Pour en terminer avec les erreurs de faits, Cardinal paraphrase le directeur du Project for Excellence in Journalism selon qui «les blogues doivent être pris pour ce qu’ils sont : l’équivalent de la machine à café, c’est-à-dire l’endroit où les gens discutent de manière informelle de tout et de rien. Rien de plus.» Il convient ici de noter que le nom du directeur du PEJ est bien Tom Rosenstiel, et non Rosentiel comme l’écrit Cardinal. Et tant qu’à citer Rosenstiel, «Un journaliste tente de dire la vérité et de vérifier les faits...» (Boston Globe, 26 juillet 2004.

Cela dit, ce qui déçoit c’est l’attitude de Cardinal face aux blogues. Ceux qui croient en une véritable révolution sont «certains exaltés du Net». «Le contenu d’un blogue, lui, ne peut être défini tant il est hétéroclite. On peut y trouver des journaux intimes autant que des revues de presse, des chroniques d’humeur ou des recettes culinaires.» Et en quoi ceci serait-il un mal? Ne peut-on constater un hétéroclisme dans les journaux, périodiques et chaînes de télévision?

«Premier défi : trouver des sites d’intérêt. [...] Deuxième défi : trouver des blogues sérieux et crédibles.» Là, c’est vrai, ça devient un peu plus difficile.
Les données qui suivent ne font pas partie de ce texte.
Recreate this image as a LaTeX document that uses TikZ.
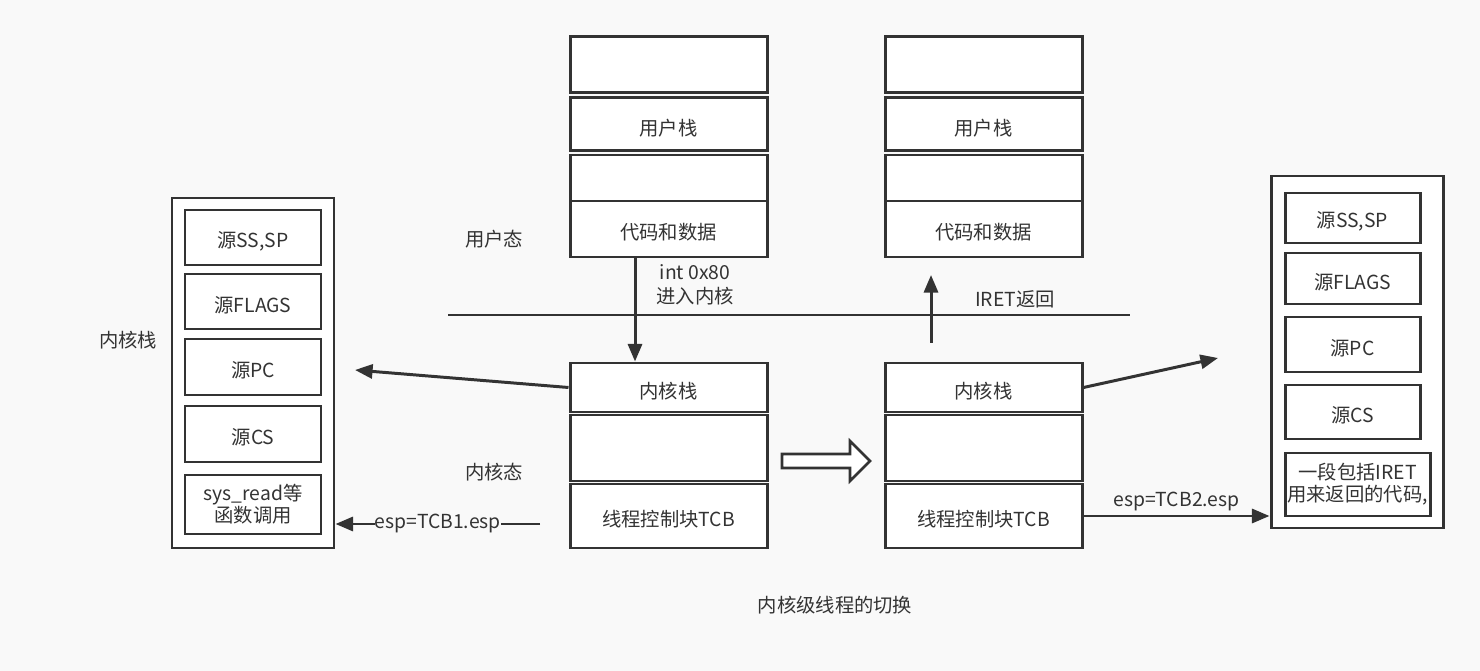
\documentclass[tikz,border=0pt]{standalone}
\usepackage{fontspec}
\setmainfont{Noto Sans CJK SC}
\usetikzlibrary{arrows.meta,fit}
\definecolor{bgc}{HTML}{F9F9F9}
\definecolor{ln}{HTML}{333333}
\begin{document}
\begin{tikzpicture}[x=0.02cm,y=-0.02cm,
  bx/.style={draw=ln,line width=1.7pt,fill=white,inner sep=0pt},
  txt/.style={text=ln,font=\fontsize{11}{13.5}\selectfont,inner sep=1pt},
  bt/.style={txt,yshift=-2pt},
  arr/.style={draw=ln,line width=1.7pt,-{Triangle[length=10pt,width=8pt]}}]
\fill[bgc] (0,0) rectangle (1480,671);
\useasboundingbox (0,0) rectangle (1480,671);
% middle-left stack
\node[bx,fit={(570,37)(767,93)}] (a1) {};
\node[bx,fit={(570,98)(767,151)}] (a2) {};
\node[bx,fit={(570,155)(767,201)}] (a3) {};
\node[bx,fit={(570,201)(767,257)}] (a4) {};
\node[bx,fit={(570,363)(767,412)}] (a5) {};
\node[bx,fit={(570,415)(767,481)}] (a6) {};
\node[bx,fit={(570,484)(767,548)}] (a7) {};
\node[bt] (a2t) at (a2.center) {用户栈};
\node[bt] (a4t) at (a4.center) {代码和数据};
\node[bt] (a5t) at (a5.center) {内核栈};
\node[bt] (a7t) at (a7.center) {线程控制块TCB};
% middle-right stack
\node[bx,fit={(885,37)(1082,93)}] (b1) {};
\node[bx,fit={(885,98)(1082,151)}] (b2) {};
\node[bx,fit={(885,155)(1082,201)}] (b3) {};
\node[bx,fit={(885,201)(1082,257)}] (b4) {};
\node[bx,fit={(885,363)(1082,412)}] (b5) {};
\node[bx,fit={(885,415)(1082,481)}] (b6) {};
\node[bx,fit={(885,484)(1082,548)}] (b7) {};
\node[bt] (b2t) at (b2.center) {用户栈};
\node[bt] (b4t) at (b4.center) {代码和数据};
\node[bt] (b5t) at (b5.center) {内核栈};
\node[bt] (b7t) at (b7.center) {线程控制块TCB};
% left kernel stack
\node[bx,fit={(172,198)(334,548)}] (L) {};
\node[bx,fit={(185,210)(321,265)}] (l1) {};
\node[bx,fit={(185,274)(321,329)}] (l2) {};
\node[bx,fit={(185,339)(321,395)}] (l3) {};
\node[bx,fit={(185,406)(321,462)}] (l4) {};
\node[bx,fit={(185,475)(321,534)}] (l5) {};
\node[bt] (l1t) at (l1.center) {源SS,SP};
\node[bt] (l2t) at (l2.center) {源FLAGS};
\node[bt] (l3t) at (l3.center) {源PC};
\node[bt] (l4t) at (l4.center) {源CS};
\node[txt,align=center,font=\fontsize{11}{12.5}\selectfont] (l5t) at (l5.center) {sys\_read等\\函数调用};
% right kernel stack
\node[bx,fit={(1271,176)(1443,528)}] (R) {};
\node[bx,fit={(1285,193)(1420,243)}] (r1) {};
\node[bx,fit={(1285,253)(1420,304)}] (r2) {};
\node[bx,fit={(1285,317)(1420,372)}] (r3) {};
\node[bx,fit={(1285,385)(1420,439)}] (r4) {};
\node[bx,fit={(1285,453)(1430,516)}] (r5) {};
\node[bt] (r1t) at (r1.center) {源SS,SP};
\node[bt] (r2t) at (r2.center) {源FLAGS};
\node[bt] (r3t) at (r3.center) {源PC};
\node[bt] (r4t) at (r4.center) {源CS};
\node[txt,align=center,font=\fontsize{11}{12.5}\selectfont] (r5t) at (r5.center) {一段包括IRET\\用来返回的代码,};
% divider
\coordinate (d1) at (448,315);
\coordinate (d2) at (1130,315);
\draw[ln,line width=1.5pt] (d1) -- (d2);
% labels
\node[txt] (t1) at (494,239) {用户态};
\node[txt] (t2) at (494,472) {内核态};
\node[txt] (t3) at (128,340) {内核栈};
\node[txt,align=center] (t4) at (695,285) {int 0x80\\进入内核};
\node[txt] (t5) at (1015,299) {IRET返回};
\node[txt] (t6) at (835,605) {内核级线程的切换};
% arrows
\draw[arr] (a4.south -| 635,0) -- (a5.north -| 635,0);
\coordinate (iu) at (931,275);
\draw[arr] (931,343) -- (iu);
\coordinate (la) at (355,370);
\draw[arr] (a5.west) -- (la);
\coordinate (ra) at (1218,358);
\draw[arr] (b5.east) -- (ra);
\coordinate (e1) at (540,524);
\draw[arr] (e1) -- (L.east |- e1) node[midway,fill=bgc,txt,inner sep=0pt] (t7) {esp=TCB1.esp};
\draw[arr] (b7.east |- 0,516) -- (R.west |- 0,516) node[midway,above=1pt,txt] (t8) {esp=TCB2.esp};
% hollow arrow
\draw[ln,line width=1.5pt,fill=white] (782,454) -- (850,454) -- (850,441) -- (870,461) -- (850,481) -- (850,468) -- (782,468) -- cycle;
\end{tikzpicture}
\end{document}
Mais de là à dire que c’est impossible... S’il est vrai que «le Google des blogues se fait toujours attendre» comme l’écrit Cardinal, l’attente ne devrait pas se faire trop longue, et on se rapproche de certaines solutions avec Turboscout dont j’avais le plaisir de traiter dans ces pages.

Autre affirmation : «Disons qu’on est loin du jour où les grands médias disparaîtront au profit de ces médias alternatifs.» Cette phrase intervient dans le texte de Cardinal après une référence à Dan Gillmor et son livre We the Media. Il est évident que Cardinal n’a pas lu Gillmor. Ce dernier n’affirme pas, pas plus que Jay Rosen, Steve Outing, Rebecca MacKinnon ou les autres communicateurs qui réfléchissent à l’avenir des médias que les médias traditionnels (MT) disparaîtront du paysage pour laisser place aux blogues. On parle de changement, de transformation, d’adaptation des MT. Faut-il rappeler que la radio n’a pas entraîné la disparition des journaux, la télévision celle de la radio ou du cinéma, etc., etc.

Décevant, cet article (ou éditorial). Si c’est là un exemple de la réflexion qu’un quotidien à fort tirage a à présenter au public, on ne s’étonnera pas qu’une partie de son lectorat aille chercher ailleurs ses balises pour comprendre ce qui est en train de se passer dans les médias.